The AI focus extends beyond internal projects. On January 16, 2026, Tesla entered into an agreement to invest approximately $2 billion in xAI. This investment, involving Series E preferred shares as part of a larger $20 billion funding round, is intended to enhance Tesla’s capability to deploy AI products in the physical world.
Aggressive Capital Expenditure Plans for 2026
Chief Financial Officer Vaibhav Taneja outlined ambitious capital expenditure plans, projecting roughly $20 billion in Capex for 2026. These funds are earmarked for new factories, the Optimus robot, and AI computing infrastructure. In total, the company plans to launch six new production lines spanning vehicles, robots, energy storage, and battery manufacturing.
Progress on the robotaxi front continues. In Austin, Tesla removed human safety monitors from a subset of vehicles for the first time in January. The company also plans to expand its robotaxi service to seven additional U.S. markets in the first half of 2026: Dallas, Houston, Phoenix, Miami, Orlando, Tampa, and Las Vegas.
Market Reaction and the Road Ahead
The stock market reflects this complex narrative.

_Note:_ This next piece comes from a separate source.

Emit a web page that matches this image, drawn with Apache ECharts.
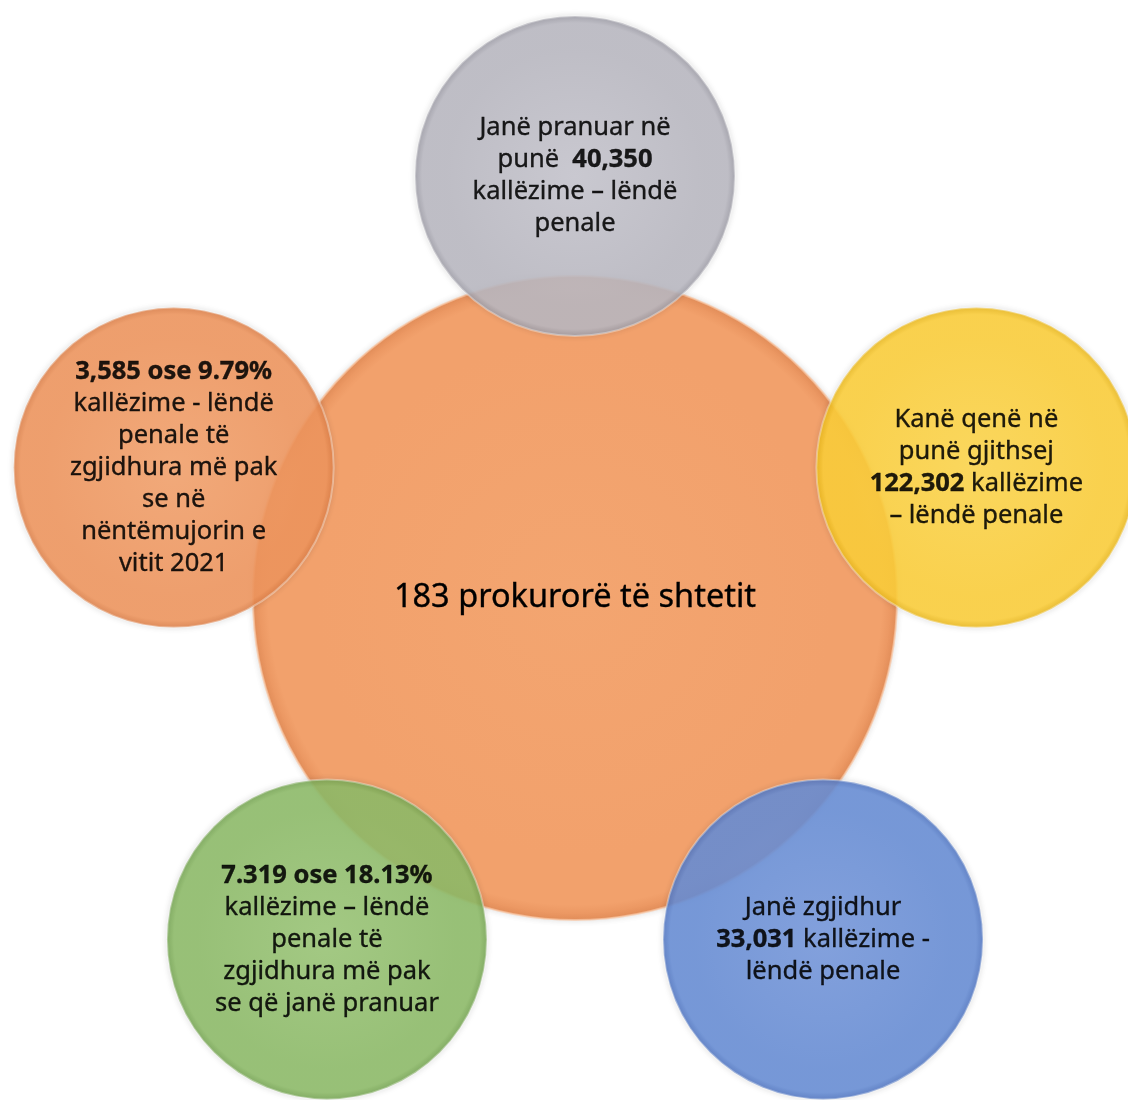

Over a 30-day period, Tesla shares are down approximately 12.7%, despite maintaining a significant recovery from their 52-week low.
The coming months will be decisive. The start of Cybercab production in April, followed by the planned robotaxi expansions in early 2026, will test whether Tesla’s aggressive push into AI and robotics can generate enough momentum to offset the current weakness in its automotive division.